Mark Tomlinson shared an emerging industry practice with me. Customers are setting up incremental environments. The environments are incremental steps from a developer environment to production.
- Component-level performance testing. (close to dev) The lab is setup with debuggers and profilers - anything a developer would need to investigate issues.
- Application performance testing. A single "slice" of architecture, good for scale-up and optimization/tuning); usually dedicated for optimization or tuning of a single application/system; still have debuggers and profilers setup.
- Performance integration. This is still the basic "slice" of architecture, but now bring into play other applications or systems; usually has multiple applications and supporting technologys that mutually get loaded (e.g. IIS and AD); network diagnostic tools and debuggers may be used here sometimes.
- System performance and stress. Larger performance testing with scale-out scenarios, load balancing, failover; larger sized systems get more load - so you see more stressing of entire system resources, esp. network; often just for 1 application, but also for multiple integration testing.
- Large-scale integration and performance. Multiple applications, with everything needed to prove business needs will be met; usually without some security and perhaps some 3rd-party integrations; usually not a stress testing environment - e.g. virtual users are set to generate real-world pacing and load.

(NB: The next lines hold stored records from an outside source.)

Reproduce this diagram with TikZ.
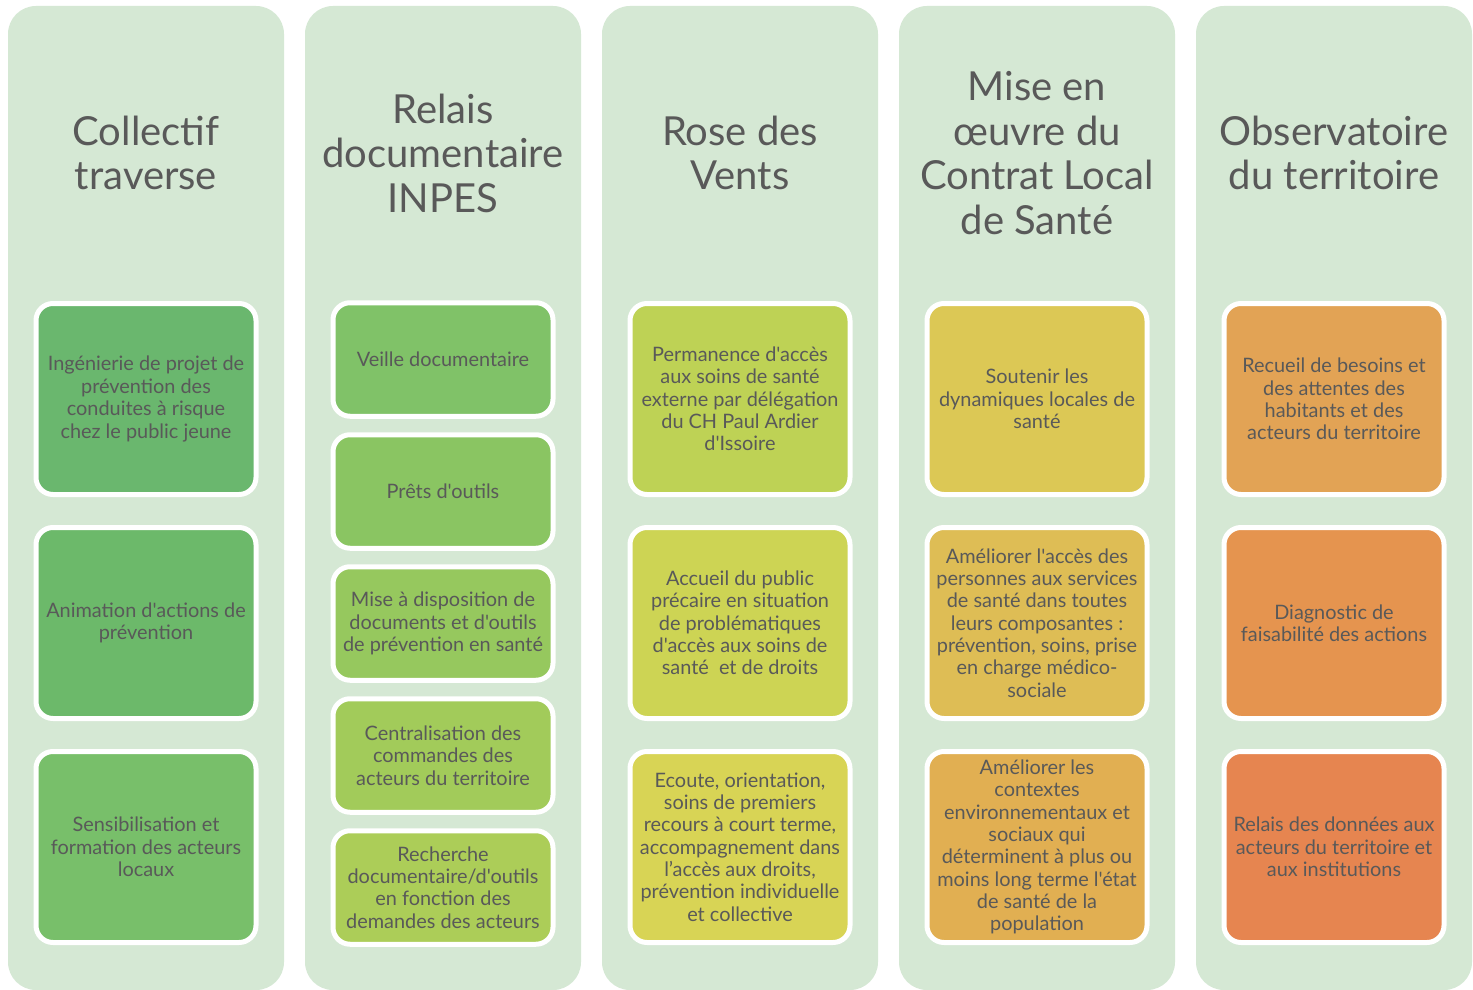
\documentclass[tikz,border=0pt]{standalone}
\usepackage{fontspec}
\setmainfont{Lato}[Ligatures=TeXOff]
\definecolor{colbg}{HTML}{D5E8D4}
\definecolor{txt}{HTML}{595959}
\definecolor{ca}{HTML}{6AB76E}
\definecolor{cb}{HTML}{6CB96A}
\definecolor{cc}{HTML}{78BF6A}
\definecolor{da}{HTML}{80C268}
\definecolor{db}{HTML}{8AC562}
\definecolor{dc}{HTML}{96C85E}
\definecolor{dd}{HTML}{A2CB5A}
\definecolor{de}{HTML}{ACCD58}
\definecolor{ea}{HTML}{BED255}
\definecolor{eb}{HTML}{CDD454}
\definecolor{ec}{HTML}{D8D455}
\definecolor{fa}{HTML}{DCC855}
\definecolor{fb}{HTML}{DEBD55}
\definecolor{fc}{HTML}{E1AF52}
\definecolor{ga}{HTML}{E2A355}
\definecolor{gb}{HTML}{E5944F}
\definecolor{gc}{HTML}{E68550}
\begin{document}
\begin{tikzpicture}[x=1pt,y=-1pt,
  colpanel/.style={fill=colbg, rounded corners=28pt},
  boxn/.style={draw=white, line width=5pt, rounded corners=17pt, minimum width=220pt,
    inner sep=0pt, align=center, text=txt, font=\fontsize{19.9}{22.35}\selectfont},
  tallbox/.style={boxn, minimum height=191pt},
  shortbox/.style={boxn, minimum height=113.5pt},
  titlen/.style={align=center, text=txt, font=\fontsize{40}{44.5}\selectfont}]
\useasboundingbox (0,0) rectangle (1473,990);
\fill[white] (0,0) rectangle (1473,990);
% columns
\foreach \cx in {146,443,740,1037,1334}{
  \fill[colpanel] (\cx-138,6) rectangle (\cx+138,990);
}
% titles
\node[titlen] (t1) at (146,153) {Collectif\\traverse};
\node[titlen] (t2) at (443,153) {Relais\\documentaire\\INPES};
\node[titlen] (t3) at (740,153) {Rose des\\Vents};
\node[titlen] (t4) at (1037,153) {Mise en\\œuvre du\\Contrat Local\\de Santé};
\node[titlen] (t5) at (1334,153) {Observatoire\\du territoire};
% column 1
\node[tallbox, fill=ca] (c1b1) at (146,399) {Ingénierie de projet de\\prévention des\\conduites à risque\\chez le public jeune};
\node[tallbox, fill=cb] (c1b2) at (146,623) {Animation d'actions de\\prévention};
\node[tallbox, fill=cc] (c1b3) at (146,847) {Sensibilisation et\\formation des acteurs\\locaux};
% column 2
\node[shortbox, fill=da] (c2b1) at (443,359.5) {Veille documentaire};
\node[shortbox, fill=db] (c2b2) at (443,491.5) {Prêts d'outils};
\node[shortbox, fill=dc] (c2b3) at (443,623.5) {Mise à disposition de\\documents et d'outils\\de prévention en santé};
\node[shortbox, fill=dd] (c2b4) at (443,755.5) {Centralisation des\\commandes des\\acteurs du territoire};
\node[shortbox, fill=de] (c2b5) at (443,887.5) {Recherche\\documentaire/d'outils\\en fonction des\\demandes des acteurs};
% column 3
\node[tallbox, fill=ea] (c3b1) at (740,399) {Permanence d'accès\\aux soins de santé\\externe par délégation\\du CH Paul Ardier\\d'Issoire};
\node[tallbox, fill=eb] (c3b2) at (740,623) {Accueil du public\\précaire en situation\\de problématiques\\d'accès aux soins de\\santé~ et de droits};
\node[tallbox, fill=ec] (c3b3) at (740,847) {Ecoute, orientation,\\soins de premiers\\recours à court terme,\\accompagnement dans\\l’accès aux droits,\\prévention individuelle\\et collective};
% column 4
\node[tallbox, fill=fa] (c4b1) at (1037,399) {Soutenir les\\dynamiques locales de\\santé};
\node[tallbox, fill=fb] (c4b2) at (1037,623) {Améliorer l'accès des\\personnes aux services\\de santé dans toutes\\leurs composantes :\\prévention, soins, prise\\en charge médico-\\sociale};
\node[tallbox, fill=fc] (c4b3) at (1037,847) {Améliorer les\\contextes\\environnementaux et\\sociaux qui\\déterminent à plus ou\\moins long terme l'état\\de santé de la\\population};
% column 5
\node[tallbox, fill=ga] (c5b1) at (1334,399) {Recueil de besoins et\\des attentes des\\habitants et des\\acteurs du territoire};
\node[tallbox, fill=gb] (c5b2) at (1334,623) {Diagnostic de\\faisabilité des actions};
\node[tallbox, fill=gc] (c5b3) at (1334,847) {Relais des données aux\\acteurs du territoire et\\aux institutions};
\end{tikzpicture}
\end{document}
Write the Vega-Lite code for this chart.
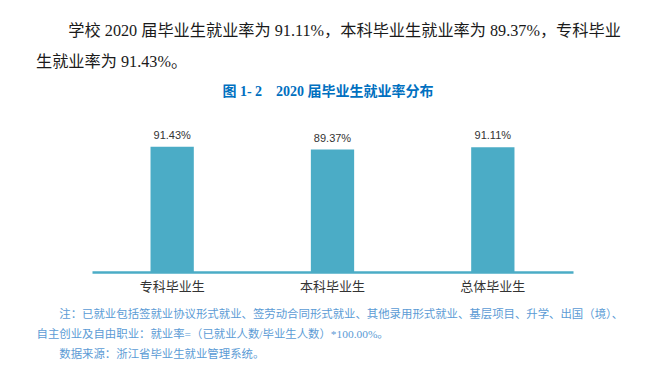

- Pre-production simulation. This is just like the real thing - full sized system, with full security and network topology (only not production); used both for internally built applications, and 3rd-party solutions which must be integrated; production repro's, patches, fixes, etc can be tested here safely.
There's no strict rule for how many of each type of environment, and the most sohpisticated setup has multiple physical environments/labs which could be used for any of each purpose. The beauty of this approach is that instead of having a great big wall to throw your application over, it's a series of incremental hurdles. Each hurdle represents increasing requirements and constraints.
This approach is also great for Centers of Excellence. A Center of Excellence team can build the environment to reflect and codify their practices. The Center of Excellence team can also harvest and share the lessons learned to help teams over each incremental step.